According to Objectivism, one of us is RIGHT and the other is WRONG (unless we're both wrong and a third possibility unconsidered is correct.), and you should be able to, with mathematical precision, nail down whether or not Donatello's David is a truly great work of sculpture.


So yeah, pretty retarded.

>Are there any good arguments against Objectivism
standing on one foot
>Metaphysics
fedora-tier atheism
>Epistemology
if you disagree with anything that Ayn Rand says then clearly it's because you are an irrational mystic who hates reason
>Ethics
it's totally ok to be as shamelessly self-serving as you feel like.
>politics
always vote Republican. Libertarians are right-wing hippies
>Aesthetics
"make my fantasies seem as realistic as possible"

>it's totally ok to be as shamelessly self-serving as you feel like.
Unless it disagrees with the Epistemology.

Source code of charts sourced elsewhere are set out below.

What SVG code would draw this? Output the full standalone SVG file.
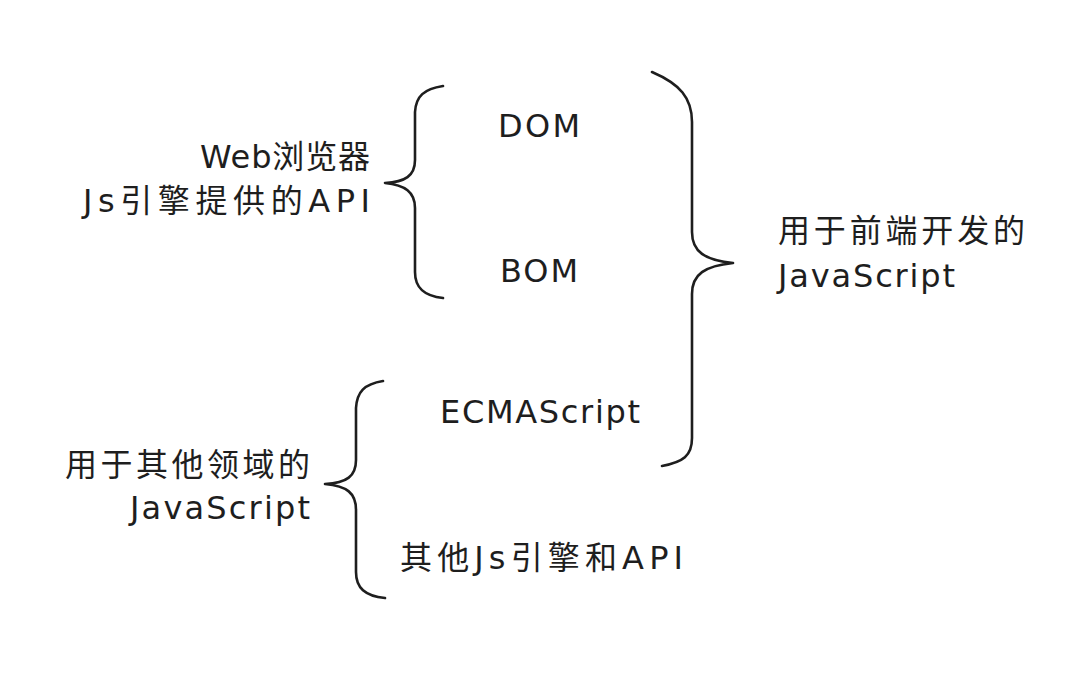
<svg xmlns="http://www.w3.org/2000/svg" width="1080" height="679" viewBox="0 0 1080 679">
<style>
.t{font-family:"DejaVu Sans","Noto Sans CJK SC",sans-serif;font-size:32px;fill:#1e1e1e}
.b{fill:none;stroke:#1e1e1e;stroke-width:2.6;stroke-linecap:round;stroke-linejoin:round}
</style>
<rect width="1080" height="679" fill="#ffffff"/>
<g id="connectors">
<path class="b" d="M443,86 C424,89 416,96 415,112 L415,160 C415,176 405,182 385,183 C405,185 415,192 415,208 L415,272 C415,288 424,296 443,298"/>
<path class="b" d="M652,72 C680,84 692,98 692,122 L692,232 C692,252 705,260 733,263 C705,266 692,274 692,294 L692,438 C692,456 683,462 662,466"/>
<path class="b" d="M383,381 C364,384 357,392 356,408 L356,460 C356,476 347,483 325,484 C347,486 356,493 356,510 L356,572 C356,588 365,596 385,598"/>
</g>
<g id="web-browser"><text class="t" x="200" y="168" textLength="170" lengthAdjust="spacing">Web浏览器</text>
<text class="t" x="83" y="212" textLength="287" lengthAdjust="spacing">Js引擎提供的API</text></g>
<g id="dom"><text class="t" x="498" y="137" textLength="82" lengthAdjust="spacing">DOM</text></g>
<g id="bom"><text class="t" x="500" y="282" textLength="78" lengthAdjust="spacing">BOM</text></g>
<g id="frontend"><text class="t" x="778" y="242" textLength="247" lengthAdjust="spacing">用于前端开发的</text>
<text class="t" x="778" y="287" textLength="177" lengthAdjust="spacing">JavaScript</text></g>
<g id="ecmascript"><text class="t" x="440" y="423" textLength="200" lengthAdjust="spacing">ECMAScript</text></g>
<g id="other"><text class="t" x="65" y="476" textLength="245" lengthAdjust="spacing">用于其他领域的</text>
<text class="t" x="130" y="519" textLength="180" lengthAdjust="spacing">JavaScript</text></g>
<g id="other-engines"><text class="t" x="400" y="569" textLength="283" lengthAdjust="spacing">其他Js引擎和API</text></g>
</svg>
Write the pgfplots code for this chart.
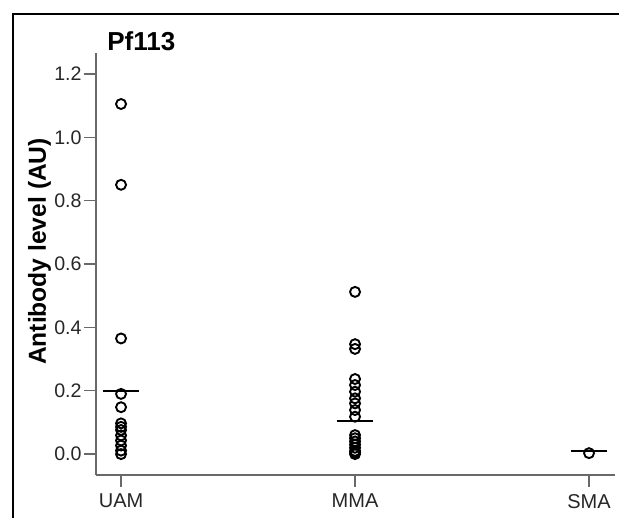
\documentclass[border=0pt]{standalone}
\usepackage{pgfplots}
\pgfplotsset{compat=1.18}
\usepackage{fontspec}
\setmainfont{Liberation Sans}
\definecolor{axisgray}{RGB}{105,105,105}
\begin{document}
\begin{tikzpicture}
\useasboundingbox (0,0) rectangle (309.5pt,-259pt);
% frame of the original panel
\draw[line width=0.8pt] (6.5pt,-259pt) -- (6.5pt,-7pt) -- (309.5pt,-7pt);
\node[anchor=base west, font=\bfseries\fontsize{13}{15}\selectfont, inner sep=0pt] at (53.5pt,-25.3pt) {Pf113};
\begin{axis}[
  at={(48pt,-237.5pt)}, anchor=south west,
  scale only axis, width=259.5pt, height=211pt,
  xmin=-0.107, xmax=2.111, ymin=-0.066, ymax=1.266,
  axis x line=bottom, axis y line=left,
  axis line style={-, axisgray, line width=0.6pt},
  tick style={axisgray, line width=0.6pt},
  tick align=outside, major tick length=6pt,
  xtick={0,1,2}, xticklabels={UAM,MMA,SMA},
  ytick={0,0.2,0.4,0.6,0.8,1.0,1.2},
  yticklabel style={inner xsep=1pt, font=\fontsize{9.8}{12}\selectfont,
    /pgf/number format/fixed, /pgf/number format/fixed zerofill, /pgf/number format/precision=1},
  xticklabel style={font=\fontsize{10}{12}\selectfont},
  /pgf/number format/assume math mode=true,
  ticklabel style={text=black!85},
  ylabel={Antibody level (AU)},
  ylabel style={at={(axis description cs:-0.0965,0.5296)}, anchor=base,
    font=\bfseries\fontsize{12.3}{14}\selectfont},
  clip=false,
]
% UAM
\addplot[only marks, mark=o, mark size=2.5pt, mark options={line width=0.95pt, black}] coordinates {
  (0,1.105) (0,0.85) (0,0.365) (0,0.19) (0,0.148) (0,0.097) (0,0.086) (0,0.076)
  (0,0.059) (0,0.043) (0,0.027) (0,0.011) (0,0.0)
};
% MMA
\addplot[only marks, mark=o, mark size=2.5pt, mark options={line width=0.95pt, black}] coordinates {
  (1,0.512) (1,0.347) (1,0.332) (1,0.237) (1,0.218) (1,0.197) (1,0.176) (1,0.16)
  (1,0.139) (1,0.118) (1,0.06) (1,0.05) (1,0.04) (1,0.03) (1,0.02) (1,0.01) (1,0.005) (1,0.0)
};
% SMA
\addplot[only marks, mark=o, mark size=2.5pt, mark options={line width=0.95pt, black}] coordinates {
  (2,0.003)
};
% medians
\addplot[only marks, mark=-, mark size=9pt, mark options={line width=0.8pt, black}] coordinates {
  (0,0.2) (1,0.105) (2,0.01)
};
\end{axis}
\end{tikzpicture}
\end{document}
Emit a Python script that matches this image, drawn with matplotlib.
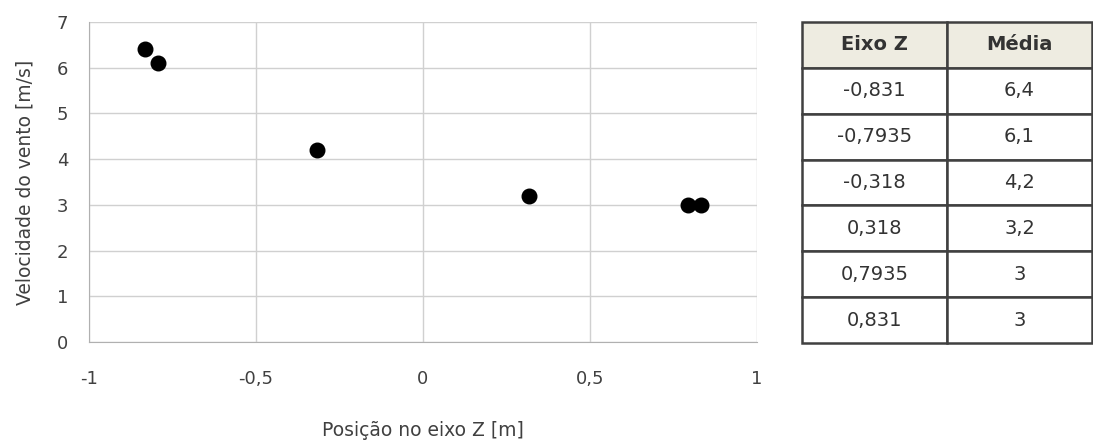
import matplotlib
matplotlib.use('Agg')
import matplotlib.pyplot as plt
from matplotlib.ticker import FuncFormatter, MultipleLocator

plt.rcParams['font.family'] = ['DejaVu Sans']

# data
eixo_z = [-0.831, -0.7935, -0.318, 0.318, 0.7935, 0.831]
media = [6.4, 6.1, 4.2, 3.2, 3.0, 3.0]
tab_header = ['Eixo Z', 'Média']
tab_z = ['-0,831', '-0,7935', '-0,318', '0,318', '0,7935', '0,831']
tab_media = ['6,4', '6,1', '4,2', '3,2', '3', '3']

fig = plt.figure(figsize=(10.93, 4.45), dpi=100)

# scatter
ax = fig.add_axes([0.0814, 0.2315, 0.6112, 0.7191])
ax.scatter(eixo_z, media, s=110, color='black', zorder=3, clip_on=False)
ax.set_xlim(-1, 1)
ax.set_ylim(0, 7)
ax.xaxis.set_major_locator(MultipleLocator(0.5))
ax.yaxis.set_major_locator(MultipleLocator(1))
comma = FuncFormatter(lambda v, p: ('%g' % v).replace('.', ','))
ax.xaxis.set_major_formatter(comma)
ax.yaxis.set_major_formatter(comma)
ax.grid(True, color='#d0d0d0', linewidth=1)
for s in ax.spines.values():
    s.set_visible(False)
ax.spines['left'].set_visible(True)
ax.spines['bottom'].set_visible(True)
ax.spines['left'].set_color('#b0b0b0')
ax.spines['bottom'].set_color('#b0b0b0')
ax.tick_params(length=0, labelsize=13, colors='#404040')
ax.tick_params(axis='x', pad=20)
ax.tick_params(axis='y', pad=15)
ax.set_xlabel('Posição no eixo Z [m]', fontsize=13.5, color='#404040', labelpad=24)
ax.set_ylabel('Velocidade do vento [m/s]', fontsize=13.5, color='#404040', labelpad=16)

# table
tax = fig.add_axes([0.7338, 0.2292, 0.2653, 0.7214])
tax.axis('off')
cells = [[a, b] for a, b in zip(tab_z, tab_media)]
tbl = tax.table(cellText=cells, colLabels=tab_header, cellLoc='center',
                bbox=[0, 0, 1, 1])
tbl.auto_set_font_size(False)
for (r, c), cell in tbl.get_celld().items():
    cell.set_edgecolor('#404040')
    cell.set_linewidth(1.8)
    cell.get_text().set_fontsize(14)
    cell.get_text().set_color('#333333')
    if r == 0:
        cell.set_facecolor('#eeece1')
        cell.get_text().set_fontweight('bold')

fig.savefig('out.png', dpi=100)
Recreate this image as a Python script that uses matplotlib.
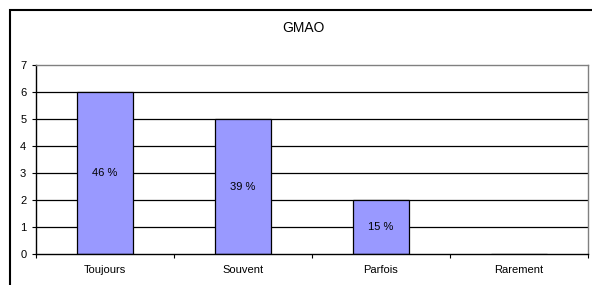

>So a while back, I had a discussion about sculpture with some anons here about the various David statues, and how one user thought that the Donatello David was a brilliant work, and I didn't; we agreed on most of the particulars, it was mostly a disagreement as to whether or not something's influence on later artistic products was in and of itself a cause for greatness, and ultimately, a different valuation of such an aesthetic value.
That was a good discussion, desu.

Influence on later artists is part of your definition of greatness. It isn't part of his. You're working from different axioms.

It has absolutely zero basis in reality. It works in Rand's fiction and nowhere else.